The US has (again) emerged as the powerhouse of the recent Olympics, bringing home 121 medals all-in-all from Rio. But beneath all the events at Rio 2016 lay another tight race-a-race among sponsors. Now that the games are over, we ask the question-which sports brand came out on top?
Days before the Olympics, Nike was running, or better yet, making a mad dash to keep their lead in the Olympics sports brand race. As Fortune had reported, Nike was beginning to lose to Adidas and Under Armour in the stock market, and the sports giant was panicking. By August 12, shares of Nike rose only by one percent, while Adidas rose 5.9% and Under Armour climbed 2.3%.
Despite being the official games sponsor, Nike wasn’t seeing much impact, while non-Olympics sponsors, Adidas and Under Armour, were getting the exposure they wanted through athletes like Michael Phelps (who is sponsored by Under Armour).
Luckily (for Nike), they still had everyone else (again, because they were the official games sponsor), but moreover thanks to the brand’s sponsorship of the US Men’s and Women’s basketball teams, Simone Biles and about 70% of athletes who won gold in track and field.
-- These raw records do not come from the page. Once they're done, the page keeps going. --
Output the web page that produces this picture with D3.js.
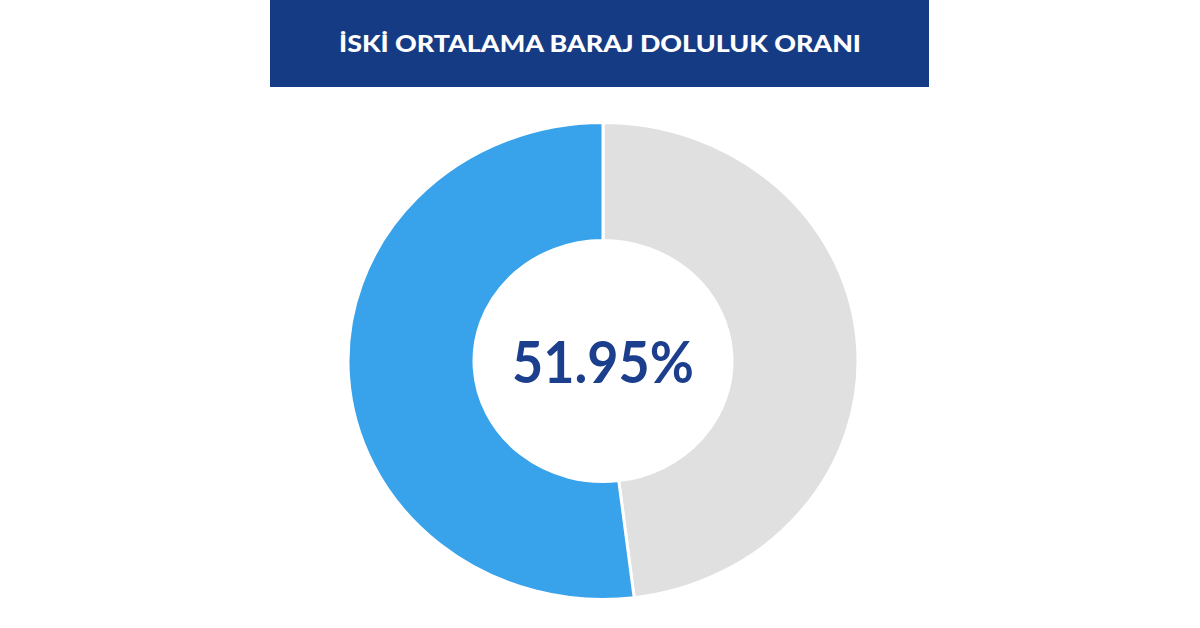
<!DOCTYPE html>
<html>
<head>
<meta charset="utf-8">
<script src="https://cdn.jsdelivr.net/npm/d3@7"></script>
<style>
  html, body { margin: 0; padding: 0; background: #ffffff; }
  svg { display: block; }
</style>
</head>
<body>
<svg id="chart" width="1200" height="628"></svg>
<script>
const title = "İSKİ ORTALAMA BARAJ DOLULUK ORANI";
const categories = ["Boş", "Dolu"];
const values = [48.05, 51.95];
const colors = ["#e0e0e0", "#38a2eb"];
const centerLabel = "51.95%";

const svg = d3.select("#chart");
const W = 1200, H = 628;

// Title bar
svg.append("rect")
  .attr("x", 270).attr("y", 0)
  .attr("width", 659).attr("height", 87)
  .attr("fill", "#163b85");
svg.append("text")
  .attr("x", 600).attr("y", 52)
  .attr("text-anchor", "middle")
  .attr("fill", "#ffffff")
  .attr("font-family", "Lato, 'Open Sans', sans-serif")
  .attr("font-weight", 900)
  .attr("font-size", 23)
  .attr("textLength", 522)
  .attr("lengthAdjust", "spacingAndGlyphs")
  .text(title);

// Donut (slightly squashed vertically like the reference)
const outerR = 255, innerR = 129;
const pie = d3.pie().sort(null).value(d => d);
const arc = d3.arc().innerRadius(innerR).outerRadius(outerR);
const g = svg.append("g").attr("transform", "translate(603,361) scale(1,0.935)");
g.selectAll("path")
  .data(pie(values))
  .join("path")
  .attr("d", arc)
  .attr("fill", (d, i) => colors[i])
  .attr("stroke", "#ffffff")
  .attr("stroke-width", 3);

// Center label
svg.append("text")
  .attr("x", 603).attr("y", 383)
  .attr("text-anchor", "middle")
  .attr("fill", "#1c3f8d")
  .attr("font-family", "Lato, 'Open Sans', sans-serif")
  .attr("font-weight", 700)
  .attr("font-size", 57)
  .attr("textLength", 182)
  .attr("lengthAdjust", "spacingAndGlyphs")
  .text(centerLabel);
</script>
</body>
</html>
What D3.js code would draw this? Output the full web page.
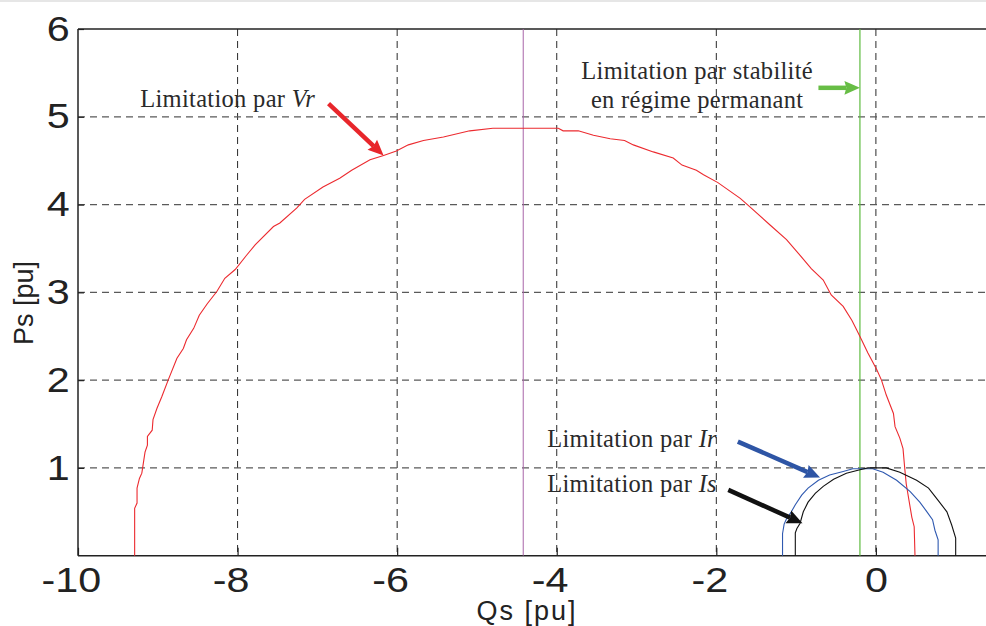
<!DOCTYPE html>
<html>
<head>
<meta charset="utf-8">
<script src="https://cdn.jsdelivr.net/npm/d3@7"></script>
<style>
  body { margin: 0; background: #fff; }
  svg { display: block; }
</style>
</head>
<body>
<script>
// ---- data ----
const xTicks = [-10, -8, -6, -4, -2, 0]
const yTicks = [1, 2, 3, 4, 5, 6]

// limitation by Vr (red)
const vrQs = [-9.29, -9.29, -9.26, -9.26, -9.23, -9.20, -9.18, -9.16, -9.13, -9.13, -9.07, -9.06, -9.01, -8.95, -8.87,
  -8.76, -8.68, -8.64, -8.55, -8.48, -8.38, -8.26, -8.16, -8.03, -7.89, -7.78, -7.55, -7.47, -7.26, -7.16, -6.93,
  -6.72, -6.57, -6.34, -6.17, -6.01, -5.86, -5.67, -5.42, -5.09, -4.80, -3.98, -3.92, -3.73, -3.54, -3.33, -3.15,
  -3.04, -2.79, -2.54, -2.43, -2.25, -2.16, -1.98, -1.70, -1.60, -1.33, -1.12, -0.95, -0.81, -0.66, -0.56, -0.41,
  -0.30, -0.24, -0.18, -0.10, 0.01, 0.07, 0.13, 0.22, 0.24, 0.30, 0.34, 0.36, 0.38, 0.45, 0.48, 0.49]
const vrPs = [0, 0.54, 0.60, 0.77, 0.88, 0.94, 1.06, 1.18, 1.26, 1.36, 1.43, 1.55, 1.68, 1.81, 2.00,
  2.25, 2.36, 2.46, 2.59, 2.74, 2.87, 3.01, 3.16, 3.26, 3.42, 3.54, 3.75, 3.79, 3.96, 4.06, 4.20,
  4.30, 4.39, 4.51, 4.56, 4.61, 4.68, 4.73, 4.77, 4.84, 4.87, 4.87, 4.84, 4.84, 4.79, 4.75, 4.73,
  4.68, 4.60, 4.53, 4.45, 4.39, 4.34, 4.25, 4.07, 3.99, 3.77, 3.60, 3.42, 3.27, 3.14, 2.97, 2.84,
  2.68, 2.57, 2.46, 2.31, 2.12, 2.00, 1.83, 1.62, 1.47, 1.34, 1.22, 1.01, 0.82, 0.44, 0.33, 0]

// limitation by Ir (blue)
const irQs = [-1.17, -1.17, -1.15, -1.12, -1.06, -1.01, -0.93, -0.85, -0.72, -0.58, -0.41, -0.29, -0.04,
  0.09, 0.26, 0.43, 0.55, 0.64, 0.71, 0.74, 0.78, 0.78]
const irPs = [0, 0.25, 0.36, 0.42, 0.50, 0.58, 0.69, 0.77, 0.86, 0.92, 0.96, 0.99, 0.99,
  0.95, 0.86, 0.73, 0.61, 0.50, 0.41, 0.29, 0.18, 0]

// limitation by Is (black)
const isQs = [-1.01, -1.01, -0.99, -0.95, -0.91, -0.85, -0.76, -0.66, -0.53, -0.37, -0.20, -0.10, 0.13,
  0.30, 0.51, 0.66, 0.78, 0.89, 0.95, 1.00, 1.00]
const isPs = [0, 0.26, 0.31, 0.37, 0.50, 0.61, 0.71, 0.79, 0.87, 0.94, 0.98, 1.00, 1.00,
  0.95, 0.86, 0.77, 0.63, 0.50, 0.35, 0.20, 0]

// vertical limits
const centreQs = -4.42   // thin purple line
const stabQs = -0.2      // green stability limit

const W = 986
const H = 626
const mLeft = 78, mRight = 986, mTop = 29, mBottom = 555.7

const x = d3.scaleLinear().domain([-10, 1.38]).range([mLeft, mRight])
const y = d3.scaleLinear().domain([0, 6]).range([mBottom, mTop])

const svg = d3.select("body").append("svg")
  .attr("width", W)
  .attr("height", H)

svg.append("rect").attr("x", 0).attr("y", 0).attr("width", W).attr("height", 2).attr("fill", "#e6e6e6")

// grid
svg.append("g").selectAll("line")
  .data(xTicks.slice(1))
  .enter().append("line")
  .attr("x1", d => x(d)).attr("x2", d => x(d))
  .attr("y1", mTop).attr("y2", mBottom)
  .attr("stroke", "#2a2a2a")
  .attr("stroke-width", 1)
  .attr("stroke-dasharray", "7,5")

svg.append("g").selectAll("line")
  .data(yTicks.slice(0, -1))
  .enter().append("line")
  .attr("x1", mLeft).attr("x2", mRight)
  .attr("y1", d => y(d)).attr("y2", d => y(d))
  .attr("stroke", "#5a5a5a")
  .attr("stroke-width", 1.3)
  .attr("stroke-dasharray", "7,5")

// axes
const xAxis = svg.append("g")
  .attr("transform", `translate(0,${mBottom})`)
  .call(d3.axisBottom(x).tickValues(xTicks).tickSize(-8).tickPadding(11).tickFormat(d3.format("d")))
const yAxis = svg.append("g")
  .attr("transform", `translate(${mLeft},0)`)
  .call(d3.axisLeft(y).tickValues(yTicks).tickSize(-6).tickPadding(7).tickFormat(d3.format("d")))

for (const ax of [xAxis, yAxis]) {
  ax.select(".domain").remove()
  ax.selectAll(".tick line").attr("stroke", "#222").attr("stroke-width", 1.2)
  ax.selectAll("text")
    .attr("fill", "#222")
    .style("font-family", "'Liberation Sans', Arial, sans-serif")
    .style("font-size", "35px")
    .attr("transform", "scale(1.18,1)")
}
// plain hyphen for negatives, label sits a little left as in the original
xAxis.selectAll("text")
  .text(d => d < 0 ? "-" + Math.abs(d) : d)
  .attr("dx", d => d < 0 ? -6 : 0)

// frame lines
svg.append("line").attr("x1", mLeft).attr("x2", mRight).attr("y1", mTop).attr("y2", mTop)
  .attr("stroke", "#222").attr("stroke-width", 1.5)
svg.append("line").attr("x1", mLeft).attr("x2", mRight).attr("y1", mBottom).attr("y2", mBottom)
  .attr("stroke", "#222").attr("stroke-width", 1.5)
svg.append("line").attr("x1", mLeft).attr("x2", mLeft).attr("y1", mTop).attr("y2", mBottom)
  .attr("stroke", "#222").attr("stroke-width", 1.5)

// vertical reference lines
svg.append("line")
  .attr("x1", x(centreQs)).attr("x2", x(centreQs))
  .attr("y1", y(6)).attr("y2", y(0))
  .attr("stroke", "#a865a8").attr("stroke-width", 1)
svg.append("line")
  .attr("x1", x(stabQs)).attr("x2", x(stabQs))
  .attr("y1", y(6)).attr("y2", y(0))
  .attr("stroke", "#5dbb3f").attr("stroke-width", 1.2)

// curves
const line = d3.line().x(d => x(d[0])).y(d => y(d[1]))
const curves = [
  { qs: vrQs, ps: vrPs, color: "#ec2a2f" },
  { qs: irQs, ps: irPs, color: "#2f59b0" },
  { qs: isQs, ps: isPs, color: "#111111" }
]
svg.append("g").selectAll("path")
  .data(curves)
  .enter().append("path")
  .attr("d", c => line(c.qs.map((q, i) => [q, c.ps[i]])))
  .attr("fill", "none")
  .attr("stroke", c => c.color)
  .attr("stroke-width", 1.1)

// annotation arrows (start and tip in data units)
const arrows = [
  { from: [-6.86, 5.15], to: [-6.17, 4.56], color: "#e8262b" },
  { from: [-0.72, 5.33], to: [-0.20, 5.33], color: "#67bd45" },
  { from: [-1.73, 1.30], to: [-0.70, 0.89], color: "#2e55a5" },
  { from: [-1.85, 0.75], to: [-0.92, 0.37], color: "#111111" }
]
arrows.forEach(a => {
  const x0 = x(a.from[0]), y0 = y(a.from[1]), x1 = x(a.to[0]), y1 = y(a.to[1])
  const ang = Math.atan2(y1 - y0, x1 - x0)
  const len = 17, half = 0.42
  const bx = x1 - Math.cos(ang) * len * 0.8, by = y1 - Math.sin(ang) * len * 0.8
  svg.append("line")
    .attr("x1", x0).attr("y1", y0).attr("x2", bx).attr("y2", by)
    .attr("stroke", a.color).attr("stroke-width", 4.5)
  const p1 = [x1 - Math.cos(ang - half) * len, y1 - Math.sin(ang - half) * len]
  const p2 = [x1 - Math.cos(ang + half) * len, y1 - Math.sin(ang + half) * len]
  svg.append("path")
    .attr("d", `M${x1},${y1}L${p1[0]},${p1[1]}L${bx},${by}L${p2[0]},${p2[1]}Z`)
    .attr("fill", a.color)
})

// annotation texts
const serif = "'Liberation Serif', 'Times New Roman', serif"
const notes = [
  { at: [-9.22, 5.11], plain: "Limitation par ", ital: "Vr", anchor: "start" },
  { at: [-4.12, 1.24], plain: "Limitation par ", ital: "Ir", anchor: "start" },
  { at: [-4.12, 0.73], plain: "Limitation par ", ital: "Is", anchor: "start" },
  { at: [-2.24, 5.43], plain: "Limitation par stabilité", ital: "", anchor: "middle" },
  { at: [-2.24, 5.10], plain: "en régime permanant", ital: "", anchor: "middle" }
]
notes.forEach(n => {
  const t = svg.append("text")
    .attr("x", x(n.at[0])).attr("y", y(n.at[1]))
    .attr("text-anchor", n.anchor)
    .attr("fill", "#2a2a2a")
    .style("font-family", serif)
    .style("font-size", "24.5px")
    .style("letter-spacing", "0.3px")
  t.append("tspan").text(n.plain)
  if (n.ital) t.append("tspan").style("font-style", "italic").text(n.ital)
})

// axis titles
svg.append("text")
  .attr("x", 527).attr("y", 620)
  .attr("text-anchor", "middle")
  .attr("fill", "#222")
  .style("font-family", "'Liberation Sans', Arial, sans-serif")
  .style("font-size", "27px")
  .style("letter-spacing", "2px")
  .text("Qs [pu]")

svg.append("text")
  .attr("transform", "translate(33,303) rotate(-90)")
  .attr("text-anchor", "middle")
  .attr("fill", "#222")
  .style("font-family", "'Liberation Sans', Arial, sans-serif")
  .style("font-size", "27px")
  .text("Ps [pu]")
</script>
</body>
</html>
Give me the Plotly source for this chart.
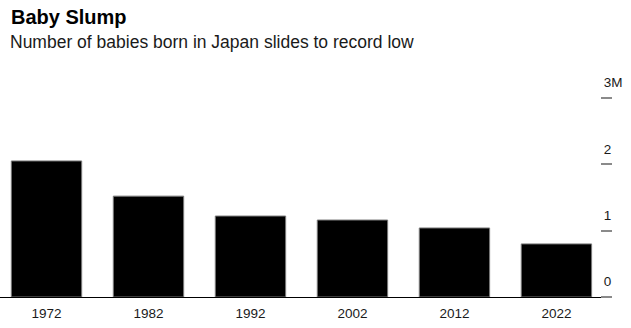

At the end of it all, Nike had won 79 medals with the US team, well ahead of Under Armour, which came in second with 17 medals. New Balance, surprisingly beat out Adidas for third, raking in twelve medals versus the latter’s nine. Tied with Adidas was Asics, followed by fellow Japanese brand Mizuno.
Rounding out the top ten sports brands at the Olympics were Reebok with four medals, Jordan with three and Skechers and Sperry, with one apiece.
A video containing the full medal tally can be seen below.
So Which sports brand came out on top? From a medal tally standpoint, obviously, Nike walks away with the win, but if looking at the numbers game, Nike really seems like they are beginning to lose their steam. Though, Nike Brand president, Trevor Edwards assures that the company is doing great.
“As any athlete would say, I’d be inclined to say give us the gold,” Edwards said in a phone interview with Fortune. “But there’s no finish line. It’s always about what’s next and continuing to improve and raising the bar.”